Transcribe the whole listing below without changing a word, but leave out every image.

━━ DATASET EXTRACT

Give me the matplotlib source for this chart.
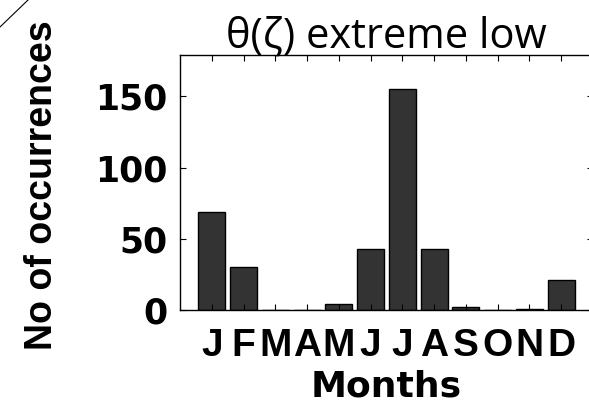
import matplotlib
matplotlib.use("Agg")
import matplotlib.pyplot as plt
from matplotlib.lines import Line2D

months = ["J", "F", "M", "A", "M", "J", "J", "A", "S", "O", "N", "D"]
occurrences = [69, 30, 0, 0, 4, 43, 155, 43, 2, 0, 1, 21]
yticks = [0, 50, 100, 150]


def plot_counts():
    fig = plt.figure(figsize=(5.89, 4.07), dpi=100)
    ax = fig.add_axes([180 / 589, 97 / 407, 413 / 589, 255 / 407])

    pos = list(range(1, len(months) + 1))
    ax.bar(pos, occurrences, width=0.85, color="#333333",
           edgecolor="black", linewidth=1)

    ax.set_xlim(0, 13)
    ax.set_ylim(0, 179)
    ax.set_xticks(pos)
    ax.set_xticklabels(months, fontsize=28, fontweight="bold",
                       family="Liberation Sans")
    ax.set_yticks(yticks)
    ax.set_yticklabels([str(v) for v in yticks], fontsize=25,
                       fontweight="bold", family="DejaVu Sans")
    ax.tick_params(direction="in", length=4, width=0.8,
                   top=True, right=True, pad=9)
    ax.tick_params(axis="x", pad=13)

    ax.set_xlabel("Months", fontsize=26, fontweight="bold",
                  family="DejaVu Sans")
    ax.xaxis.set_label_coords(0.5, -0.235)
    ax.set_ylabel("No of occurrences", fontsize=27, fontweight="bold",
                  family="Liberation Sans")
    ax.yaxis.set_label_coords(-0.29, 0.49)
    ax.set_title("θ(ζ) extreme low", fontsize=30, family="Open Sans", pad=5)

    for s in ax.spines.values():
        s.set_linewidth(1)

    # stray stroke in the corner of the scan
    fig.add_artist(Line2D([0, 28 / 589], [1 - 27 / 407, 1],
                          transform=fig.transFigure, color="black", lw=0.8))

    fig.savefig("out.png", dpi=100)


if __name__ == "__main__":
    plot_counts()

━━━━

_RESULT BELOW_:
Give me the matplotlib source for this chart.
import matplotlib
matplotlib.use("Agg")
import matplotlib.pyplot as plt
from matplotlib.lines import Line2D

months = ["J", "F", "M", "A", "M", "J", "J", "A", "S", "O", "N", "D"]
occurrences = [69, 30, 0, 0, 4, 43, 155, 43, 2, 0, 1, 21]
yticks = [0, 50, 100, 150]


def plot_counts():
    fig = plt.figure(figsize=(5.89, 4.07), dpi=100)
    ax = fig.add_axes([180 / 589, 97 / 407, 413 / 589, 255 / 407])

    pos = list(range(1, len(months) + 1))
    ax.bar(pos, occurrences, width=0.85, color="#333333",
           edgecolor="black", linewidth=1)

    ax.set_xlim(0, 13)
    ax.set_ylim(0, 179)
    ax.set_xticks(pos)
    ax.set_xticklabels(months, fontsize=28, fontweight="bold",
                       family="Liberation Sans")
    ax.set_yticks(yticks)
    ax.set_yticklabels([str(v) for v in yticks], fontsize=25,
                       fontweight="bold", family="DejaVu Sans")
    ax.tick_params(direction="in", length=4, width=0.8,
                   top=True, right=True, pad=9)
    ax.tick_params(axis="x", pad=13)

    ax.set_xlabel("Months", fontsize=26, fontweight="bold",
                  family="DejaVu Sans")
    ax.xaxis.set_label_coords(0.5, -0.235)
    ax.set_ylabel("No of occurrences", fontsize=27, fontweight="bold",
                  family="Liberation Sans")
    ax.yaxis.set_label_coords(-0.29, 0.49)
    ax.set_title("θ(ζ) extreme low", fontsize=30, family="Open Sans", pad=5)

    for s in ax.spines.values():
        s.set_linewidth(1)

    # stray stroke in the corner of the scan
    fig.add_artist(Line2D([0, 28 / 589], [1 - 27 / 407, 1],
                          transform=fig.transFigure, color="black", lw=0.8))

    fig.savefig("out.png", dpi=100)


if __name__ == "__main__":
    plot_counts()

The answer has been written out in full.